### GIVEN DATA ###

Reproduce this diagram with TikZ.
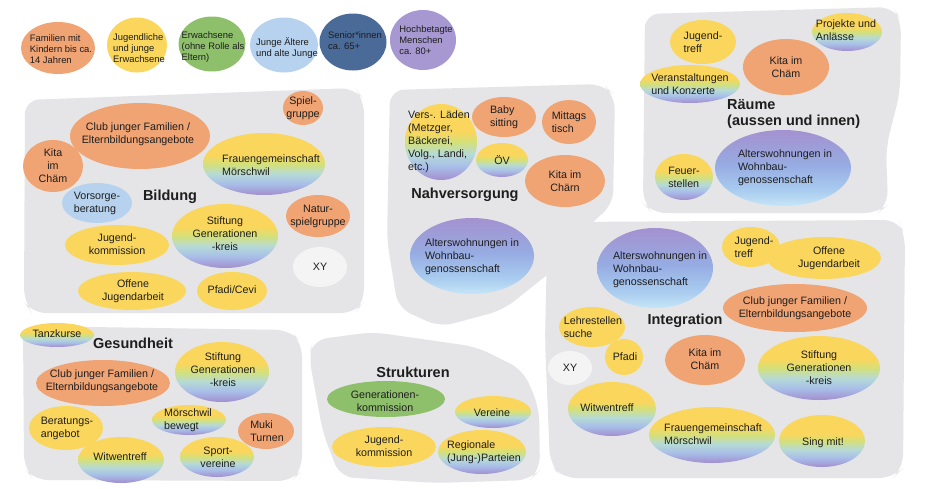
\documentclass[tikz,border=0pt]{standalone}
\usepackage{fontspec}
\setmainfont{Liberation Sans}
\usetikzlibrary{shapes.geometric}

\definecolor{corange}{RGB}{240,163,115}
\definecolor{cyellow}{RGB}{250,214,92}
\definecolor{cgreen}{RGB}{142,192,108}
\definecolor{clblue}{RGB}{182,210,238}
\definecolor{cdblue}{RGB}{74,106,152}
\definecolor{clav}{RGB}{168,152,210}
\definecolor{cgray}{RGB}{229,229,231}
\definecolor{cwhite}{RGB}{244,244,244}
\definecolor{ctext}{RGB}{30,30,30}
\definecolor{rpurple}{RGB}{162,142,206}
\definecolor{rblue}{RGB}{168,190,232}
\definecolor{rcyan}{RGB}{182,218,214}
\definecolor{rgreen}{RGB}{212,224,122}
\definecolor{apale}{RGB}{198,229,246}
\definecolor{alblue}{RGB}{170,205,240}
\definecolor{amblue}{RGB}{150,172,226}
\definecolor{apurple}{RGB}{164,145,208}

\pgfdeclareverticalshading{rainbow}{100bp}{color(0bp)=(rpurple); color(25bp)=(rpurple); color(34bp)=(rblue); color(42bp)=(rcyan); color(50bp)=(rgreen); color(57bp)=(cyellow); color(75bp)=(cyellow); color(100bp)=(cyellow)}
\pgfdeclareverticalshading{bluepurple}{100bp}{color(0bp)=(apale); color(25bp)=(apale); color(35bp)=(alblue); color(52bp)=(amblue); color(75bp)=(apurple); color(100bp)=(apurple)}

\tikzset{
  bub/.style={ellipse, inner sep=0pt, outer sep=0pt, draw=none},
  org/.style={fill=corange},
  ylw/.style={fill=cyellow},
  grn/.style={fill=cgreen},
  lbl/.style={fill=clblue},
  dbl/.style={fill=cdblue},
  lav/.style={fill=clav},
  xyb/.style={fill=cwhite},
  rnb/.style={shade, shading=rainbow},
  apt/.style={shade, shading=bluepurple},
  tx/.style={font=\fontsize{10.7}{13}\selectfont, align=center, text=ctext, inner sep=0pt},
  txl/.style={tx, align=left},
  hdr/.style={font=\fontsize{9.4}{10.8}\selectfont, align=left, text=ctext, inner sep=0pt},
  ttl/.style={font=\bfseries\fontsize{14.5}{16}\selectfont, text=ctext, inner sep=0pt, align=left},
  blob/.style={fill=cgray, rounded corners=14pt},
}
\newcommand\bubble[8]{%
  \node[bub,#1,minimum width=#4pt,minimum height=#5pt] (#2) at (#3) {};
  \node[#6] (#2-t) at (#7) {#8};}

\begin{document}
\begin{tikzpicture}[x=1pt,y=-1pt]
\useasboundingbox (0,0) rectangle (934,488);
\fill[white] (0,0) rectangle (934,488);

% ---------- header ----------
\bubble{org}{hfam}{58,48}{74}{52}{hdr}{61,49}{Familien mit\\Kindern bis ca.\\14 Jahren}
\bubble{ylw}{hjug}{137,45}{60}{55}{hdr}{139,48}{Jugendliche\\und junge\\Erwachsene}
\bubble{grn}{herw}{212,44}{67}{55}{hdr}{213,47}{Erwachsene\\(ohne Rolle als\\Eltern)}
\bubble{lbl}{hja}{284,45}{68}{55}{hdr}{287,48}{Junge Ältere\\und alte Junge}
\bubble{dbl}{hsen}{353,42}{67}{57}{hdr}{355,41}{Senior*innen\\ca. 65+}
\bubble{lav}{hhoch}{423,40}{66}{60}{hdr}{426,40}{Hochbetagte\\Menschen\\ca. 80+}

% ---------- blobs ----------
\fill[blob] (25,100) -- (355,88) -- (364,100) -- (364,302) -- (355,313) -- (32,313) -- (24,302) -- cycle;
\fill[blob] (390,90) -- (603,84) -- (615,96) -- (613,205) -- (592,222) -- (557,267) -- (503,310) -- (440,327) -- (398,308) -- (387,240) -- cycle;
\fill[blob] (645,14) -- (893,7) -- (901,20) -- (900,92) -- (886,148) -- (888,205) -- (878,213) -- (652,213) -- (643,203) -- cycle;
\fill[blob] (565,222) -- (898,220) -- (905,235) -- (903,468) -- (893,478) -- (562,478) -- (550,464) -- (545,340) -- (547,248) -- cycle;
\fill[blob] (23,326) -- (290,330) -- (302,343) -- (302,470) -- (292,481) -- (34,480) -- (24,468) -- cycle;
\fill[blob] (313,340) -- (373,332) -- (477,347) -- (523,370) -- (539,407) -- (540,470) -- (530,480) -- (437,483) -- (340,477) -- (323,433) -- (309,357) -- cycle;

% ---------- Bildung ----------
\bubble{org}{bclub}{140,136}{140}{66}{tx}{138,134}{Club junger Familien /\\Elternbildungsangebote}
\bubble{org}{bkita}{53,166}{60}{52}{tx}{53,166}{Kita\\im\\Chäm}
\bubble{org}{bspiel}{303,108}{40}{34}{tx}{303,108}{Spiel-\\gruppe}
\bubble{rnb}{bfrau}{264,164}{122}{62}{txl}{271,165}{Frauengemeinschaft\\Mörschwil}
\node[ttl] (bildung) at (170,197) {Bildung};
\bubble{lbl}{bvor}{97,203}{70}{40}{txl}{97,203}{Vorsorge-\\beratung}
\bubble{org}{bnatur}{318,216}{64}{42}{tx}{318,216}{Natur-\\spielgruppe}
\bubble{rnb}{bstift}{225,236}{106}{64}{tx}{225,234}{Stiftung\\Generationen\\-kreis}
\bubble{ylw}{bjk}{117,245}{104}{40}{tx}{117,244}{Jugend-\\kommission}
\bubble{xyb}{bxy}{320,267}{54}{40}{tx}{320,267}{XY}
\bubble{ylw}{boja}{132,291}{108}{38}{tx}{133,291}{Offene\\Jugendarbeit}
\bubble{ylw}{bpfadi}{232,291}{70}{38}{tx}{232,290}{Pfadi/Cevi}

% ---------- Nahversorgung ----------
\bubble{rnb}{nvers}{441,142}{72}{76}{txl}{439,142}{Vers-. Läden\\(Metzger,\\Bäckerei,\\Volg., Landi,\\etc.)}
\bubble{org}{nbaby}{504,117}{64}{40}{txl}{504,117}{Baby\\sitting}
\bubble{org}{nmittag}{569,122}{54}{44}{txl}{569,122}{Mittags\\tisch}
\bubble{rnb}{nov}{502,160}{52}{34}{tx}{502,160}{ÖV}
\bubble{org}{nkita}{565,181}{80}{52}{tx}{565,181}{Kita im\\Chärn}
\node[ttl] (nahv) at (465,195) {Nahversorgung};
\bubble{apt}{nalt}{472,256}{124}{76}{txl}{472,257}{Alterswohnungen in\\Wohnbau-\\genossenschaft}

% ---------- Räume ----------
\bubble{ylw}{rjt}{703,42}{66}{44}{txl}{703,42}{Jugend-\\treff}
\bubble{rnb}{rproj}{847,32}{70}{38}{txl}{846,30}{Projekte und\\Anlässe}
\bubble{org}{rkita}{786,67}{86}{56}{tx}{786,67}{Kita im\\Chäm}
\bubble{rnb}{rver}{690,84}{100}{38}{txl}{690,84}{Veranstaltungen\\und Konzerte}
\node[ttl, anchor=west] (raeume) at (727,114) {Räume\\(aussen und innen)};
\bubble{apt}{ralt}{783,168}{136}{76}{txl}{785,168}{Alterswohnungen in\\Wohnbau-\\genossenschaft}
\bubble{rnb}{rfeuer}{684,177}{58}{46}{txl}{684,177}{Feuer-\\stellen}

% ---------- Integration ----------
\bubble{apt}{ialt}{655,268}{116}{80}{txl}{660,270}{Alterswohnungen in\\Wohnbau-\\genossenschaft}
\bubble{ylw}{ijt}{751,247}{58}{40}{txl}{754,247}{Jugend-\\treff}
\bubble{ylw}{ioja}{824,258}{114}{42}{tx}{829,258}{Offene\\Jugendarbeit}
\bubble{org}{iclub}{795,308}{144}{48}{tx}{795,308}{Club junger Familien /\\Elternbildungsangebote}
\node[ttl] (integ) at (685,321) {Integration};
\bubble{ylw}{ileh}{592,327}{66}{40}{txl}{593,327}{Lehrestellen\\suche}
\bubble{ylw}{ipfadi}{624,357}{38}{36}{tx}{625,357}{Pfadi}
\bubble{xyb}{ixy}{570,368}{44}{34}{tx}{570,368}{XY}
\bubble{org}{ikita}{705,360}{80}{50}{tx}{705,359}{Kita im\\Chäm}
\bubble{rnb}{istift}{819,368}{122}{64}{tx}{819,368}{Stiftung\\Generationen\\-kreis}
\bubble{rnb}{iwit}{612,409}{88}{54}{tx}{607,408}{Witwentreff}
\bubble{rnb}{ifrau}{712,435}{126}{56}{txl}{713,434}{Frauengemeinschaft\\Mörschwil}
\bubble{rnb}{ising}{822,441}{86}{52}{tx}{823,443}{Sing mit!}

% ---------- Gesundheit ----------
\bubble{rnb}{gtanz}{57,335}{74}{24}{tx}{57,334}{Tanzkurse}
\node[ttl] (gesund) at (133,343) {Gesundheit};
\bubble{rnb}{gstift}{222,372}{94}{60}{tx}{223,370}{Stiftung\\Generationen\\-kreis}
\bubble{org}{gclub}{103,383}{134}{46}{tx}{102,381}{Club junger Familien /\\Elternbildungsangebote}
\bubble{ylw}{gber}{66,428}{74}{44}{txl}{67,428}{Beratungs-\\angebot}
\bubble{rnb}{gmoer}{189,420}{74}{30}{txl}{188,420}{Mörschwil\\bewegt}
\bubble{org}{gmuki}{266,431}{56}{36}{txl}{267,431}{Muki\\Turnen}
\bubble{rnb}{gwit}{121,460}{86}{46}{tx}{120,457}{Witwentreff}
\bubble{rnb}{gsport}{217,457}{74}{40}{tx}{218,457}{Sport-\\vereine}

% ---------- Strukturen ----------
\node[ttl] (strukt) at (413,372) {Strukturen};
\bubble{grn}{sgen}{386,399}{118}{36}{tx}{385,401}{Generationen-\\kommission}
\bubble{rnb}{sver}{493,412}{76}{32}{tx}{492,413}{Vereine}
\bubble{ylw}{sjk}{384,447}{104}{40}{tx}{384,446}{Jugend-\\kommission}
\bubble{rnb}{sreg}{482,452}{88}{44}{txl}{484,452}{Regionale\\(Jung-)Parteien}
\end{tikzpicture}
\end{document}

###

Each line from the top of the material through the line containing "color(25bp)=(apale); color(35bp)=(alblue); color(52bp)=(amblue);" should be reproduced exactly; please drop any images.

REPLY TO THE TASK -
Reproduce this diagram with TikZ.
\documentclass[tikz,border=0pt]{standalone}
\usepackage{fontspec}
\setmainfont{Liberation Sans}
\usetikzlibrary{shapes.geometric}

\definecolor{corange}{RGB}{240,163,115}
\definecolor{cyellow}{RGB}{250,214,92}
\definecolor{cgreen}{RGB}{142,192,108}
\definecolor{clblue}{RGB}{182,210,238}
\definecolor{cdblue}{RGB}{74,106,152}
\definecolor{clav}{RGB}{168,152,210}
\definecolor{cgray}{RGB}{229,229,231}
\definecolor{cwhite}{RGB}{244,244,244}
\definecolor{ctext}{RGB}{30,30,30}
\definecolor{rpurple}{RGB}{162,142,206}
\definecolor{rblue}{RGB}{168,190,232}
\definecolor{rcyan}{RGB}{182,218,214}
\definecolor{rgreen}{RGB}{212,224,122}
\definecolor{apale}{RGB}{198,229,246}
\definecolor{alblue}{RGB}{170,205,240}
\definecolor{amblue}{RGB}{150,172,226}
\definecolor{apurple}{RGB}{164,145,208}

\pgfdeclareverticalshading{rainbow}{100bp}{color(0bp)=(rpurple); color(25bp)=(rpurple); color(34bp)=(rblue); color(42bp)=(rcyan); color(50bp)=(rgreen); color(57bp)=(cyellow); color(75bp)=(cyellow); color(100bp)=(cyellow)}
\pgfdeclareverticalshading{bluepurple}{100bp}{color(0bp)=(apale); color(25bp)=(apale); color(35bp)=(alblue); color(52bp)=(amblue); color(75bp)=(apurple); color(100bp)=(apurple)}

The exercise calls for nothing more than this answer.